I entered Jack in his first show over memorial day weekend! I've been working on grooming but am having our breeder-friend groom him a couple of days before the show to avoid any of my grooming mishaps! I'll be handling him myself and am going to be working with him more than usual over the next couple weeks. 

My goal is for him 1) not to try to chew his leash in the ring (sigh.); 2) to have fun and be happy while at the show; and 3) to keep his attention on me as much as possible to avoid any crazy puppy antics. That's it. I'm really not looking for much this time around! I know that even if he wins his class (of 1-2, most likely) it's not like the judge is going to put up the crazy 7 month old dog, so I'm keeping my expectations low. I'm a little nervous though! I'm not sure what to wear. I hear women are supposed to wear skirts, right? And a jacket, I'm assuming? Any other advice?


----------



## CarolinaCasey (Jun 1, 2007)

Good luck! I'm sure that you'll have fun! Most women that I've seen wear a skirt.


----------



## K9-Design (Jan 18, 2009)

Well good for you! I think you have your priorities right -- just go so puppy has a fun time!
Slater is bad about playing TUG with his leash -- which I do all the time during obedience training b/c it's very rewarding. However I don't want this behavior to crop up at all in the show ring. If we are working on show handling and he goes for the leash, I instantly drop the leash and start stacking him or freebaiting with food...anything but forward motion or opposite pull on the leash. The behavior has pretty much extinguished itself, although he did get silly on me in the ring once!  I just stopped and collected ourselves and away we went.
Best of luck!!!!


----------



## hotel4dogs (Sep 29, 2008)

good luck and we expect a full report after the show!


----------



## GoldenSail (Dec 30, 2008)

Ooooh, sounds like lots of fun! Make sure you take pictures and kudos to you for showing him yourself! I think your goals are realistic, but remember if he is a goofball just to laugh and move on. It is way better, IMO, to have the naughty puppy in the ring than to have the shy, tail-tucked but behaved puppy.

As far as dress you do usually see skirts with blazers and good luck finding something with pockets  Bane of my existence. Finding something that fits AND has pockets AND looks good. Of course you can always do dress pants and I did one day at my past show.


----------



## HiTideGoldens (Dec 29, 2009)

I was actually second guessing my decision to enter him last night after hearing that apparently this is a really big show. I had no idea! haha But realistically, even at a recent specialty show with over 100 dogs entered there were only five 6-9 mo. dogs entered with 3 entered from the same litter ....and I have only seen one - if any - at the smaller shows. I'm worried that if there are a lot of dogs in the class it'll turn into a play-fest with Jack as the naughty boy, but I'm sure that's not surprising when that happens with puppies, right? It would just be mildly embarrassing to have everyone watching ringside be like "who is that crazy puppy and the owner who had no control over him???!??!?!?" 
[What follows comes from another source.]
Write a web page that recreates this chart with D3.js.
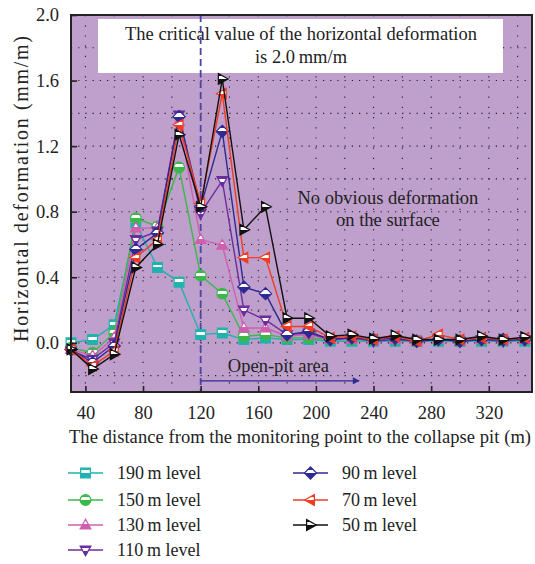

I'm going to take him to a local handling class the two weeks prior to get him used to the environment and having someone touching him.

I have a suit skirt with pockets actually! I'll probably just pair it with a blazer and be done with it.


----------



## GoldenSail (Dec 30, 2008)

goldenjackpuppy said:


> I was actually second guessing my decision to enter him last night after hearing that apparently this is a really big show. I had no idea! haha But realistically, even at a recent specialty show with over 100 dogs entered there were only five 6-9 mo. dogs entered with 3 entered from the same litter ....and I have only seen one - if any - at the smaller shows. I'm worried that if there are a lot of dogs in the class it'll turn into a play-fest with Jack as the naughty boy, but I'm sure that's not surprising when that happens with puppies, right? It would just be mildly embarrassing to have everyone watching ringside be like "who is that crazy puppy and the owner who had no control over him???!??!?!?"
> 
> I'm going to take him to a local handling class the two weeks prior to get him used to the environment and having someone touching him.
> 
> I have a suit skirt with pockets actually! I'll probably just pair it with a blazer and be done with it.


IMO, I wouldn't worry about it. When Scout went to her first show she was pretty naughty. She kept wanting to turn around and play with the other dog behind her and she was bouncing up and down on the down and back. However, it was way worth it for the experience. She learned at a young age that dog shows are FUN! I think getting them in that environment is great too (as long as it doesn't overwhelm, I have seen young dogs overwhelmed. Not mine). 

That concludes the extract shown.